• [What the exercise asks]: Copy out the data below as written; omit any images.

start

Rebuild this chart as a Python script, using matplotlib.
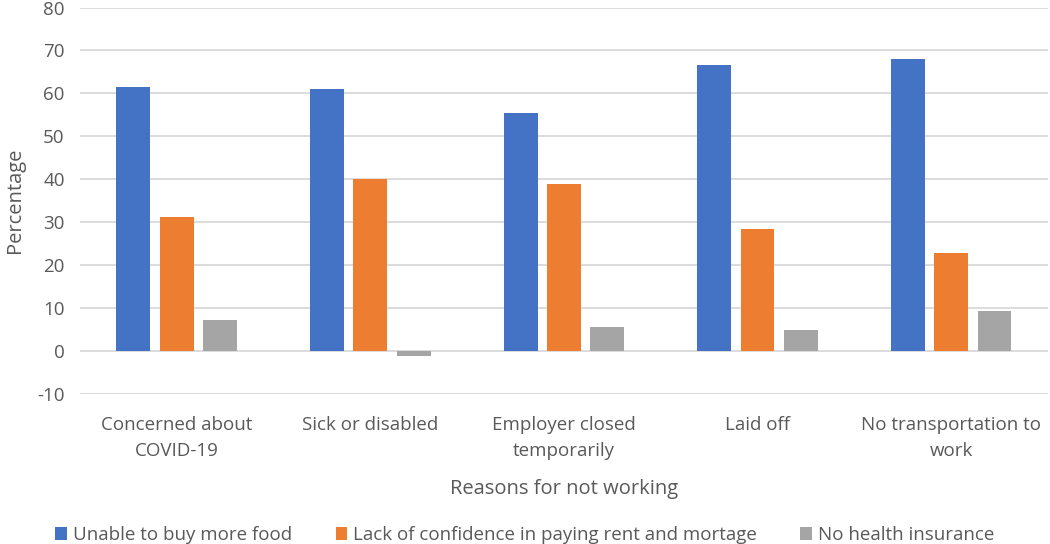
#!/usr/bin/env python3
"""Grouped bar chart: food / housing / insurance hardship by reason for not working."""

import matplotlib

matplotlib.use("Agg")

import matplotlib.pyplot as plt
import numpy as np
from matplotlib.patches import Patch


CATEGORIES = [
    "Concerned about\nCOVID-19",
    "Sick or disabled",
    "Employer closed\ntemporarily",
    "Laid off",
    "No transportation to\nwork",
]
SERIES_NAMES = [
    "Unable to buy more food",
    "Lack of confidence in paying rent and mortage",
    "No health insurance",
]
FOOD = [61.4, 61.0, 55.4, 66.7, 67.9]
RENT = [31.2, 40.0, 38.9, 28.4, 22.8]
INSURANCE = [7.2, -1.1, 5.5, 4.8, 9.3]
Y_TICKS = list(range(-10, 81, 10))

COLORS = ["#4472C4", "#ED7D31", "#A5A5A5"]
TEXT_GRAY = "#595959"
GRID_GRAY = "#D9D9D9"


def main() -> None:
    plt.rcParams.update({
        "font.family": ["Open Sans", "DejaVu Sans"],
        "font.size": 13,
        "axes.unicode_minus": False,
    })

    fig = plt.figure(figsize=(10.5, 5.44), dpi=100)
    ax = fig.add_axes([0.0762, 0.2757, 0.9218, 0.7105])

    x = np.arange(len(CATEGORIES))
    width = 0.175
    step = 0.224
    for i, (values, color) in enumerate(zip([FOOD, RENT, INSURANCE], COLORS)):
        ax.bar(x + (i - 1) * step, values, width=width, color=color,
               edgecolor="none", zorder=3)

    ax.set_xlim(-0.5, len(CATEGORIES) - 0.5)
    ax.set_ylim(-10, 80)
    ax.set_yticks(Y_TICKS)
    ax.set_xticks(x)
    ax.set_xticklabels(CATEGORIES, linespacing=1.55)
    ax.grid(axis="y", color=GRID_GRAY, linewidth=1.3, zorder=0)
    for spine in ax.spines.values():
        spine.set_visible(False)
    ax.tick_params(axis="both", length=0, colors=TEXT_GRAY, labelsize=13.5)
    ax.tick_params(axis="x", pad=16)
    ax.tick_params(axis="y", pad=11)

    ax.set_xlabel("Reasons for not working", color=TEXT_GRAY, fontsize=14.5, labelpad=14)
    ax.set_ylabel("Percentage", color=TEXT_GRAY, fontsize=14.5, labelpad=9)

    handles = [Patch(facecolor=c, edgecolor="none") for c in COLORS]
    fig.legend(handles, SERIES_NAMES, loc="lower center", bbox_to_anchor=(0.5, -0.031),
               ncol=3, frameon=False, fontsize=13.5, labelcolor=TEXT_GRAY,
               handlelength=0.6, handleheight=0.7, handletextpad=0.35, columnspacing=2.3)

    fig.savefig("out.png", dpi=100)
    plt.close(fig)


if __name__ == "__main__":
    main()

end

• [Response to the exercise]:
Rebuild this chart as a Python script, using matplotlib.
#!/usr/bin/env python3
"""Grouped bar chart: food / housing / insurance hardship by reason for not working."""

import matplotlib

matplotlib.use("Agg")

import matplotlib.pyplot as plt
import numpy as np
from matplotlib.patches import Patch


CATEGORIES = [
    "Concerned about\nCOVID-19",
    "Sick or disabled",
    "Employer closed\ntemporarily",
    "Laid off",
    "No transportation to\nwork",
]
SERIES_NAMES = [
    "Unable to buy more food",
    "Lack of confidence in paying rent and mortage",
    "No health insurance",
]
FOOD = [61.4, 61.0, 55.4, 66.7, 67.9]
RENT = [31.2, 40.0, 38.9, 28.4, 22.8]
INSURANCE = [7.2, -1.1, 5.5, 4.8, 9.3]
Y_TICKS = list(range(-10, 81, 10))

COLORS = ["#4472C4", "#ED7D31", "#A5A5A5"]
TEXT_GRAY = "#595959"
GRID_GRAY = "#D9D9D9"


def main() -> None:
    plt.rcParams.update({
        "font.family": ["Open Sans", "DejaVu Sans"],
        "font.size": 13,
        "axes.unicode_minus": False,
    })

    fig = plt.figure(figsize=(10.5, 5.44), dpi=100)
    ax = fig.add_axes([0.0762, 0.2757, 0.9218, 0.7105])

    x = np.arange(len(CATEGORIES))
    width = 0.175
    step = 0.224
    for i, (values, color) in enumerate(zip([FOOD, RENT, INSURANCE], COLORS)):
        ax.bar(x + (i - 1) * step, values, width=width, color=color,
               edgecolor="none", zorder=3)

    ax.set_xlim(-0.5, len(CATEGORIES) - 0.5)
    ax.set_ylim(-10, 80)
    ax.set_yticks(Y_TICKS)
    ax.set_xticks(x)
    ax.set_xticklabels(CATEGORIES, linespacing=1.55)
    ax.grid(axis="y", color=GRID_GRAY, linewidth=1.3, zorder=0)
    for spine in ax.spines.values():
        spine.set_visible(False)
    ax.tick_params(axis="both", length=0, colors=TEXT_GRAY, labelsize=13.5)
    ax.tick_params(axis="x", pad=16)
    ax.tick_params(axis="y", pad=11)

    ax.set_xlabel("Reasons for not working", color=TEXT_GRAY, fontsize=14.5, labelpad=14)
    ax.set_ylabel("Percentage", color=TEXT_GRAY, fontsize=14.5, labelpad=9)

    handles = [Patch(facecolor=c, edgecolor="none") for c in COLORS]
    fig.legend(handles, SERIES_NAMES, loc="lower center", bbox_to_anchor=(0.5, -0.031),
               ncol=3, frameon=False, fontsize=13.5, labelcolor=TEXT_GRAY,
               handlelength=0.6, handleheight=0.7, handletextpad=0.35, columnspacing=2.3)

    fig.savefig("out.png", dpi=100)
    plt.close(fig)


if __name__ == "__main__":
    main()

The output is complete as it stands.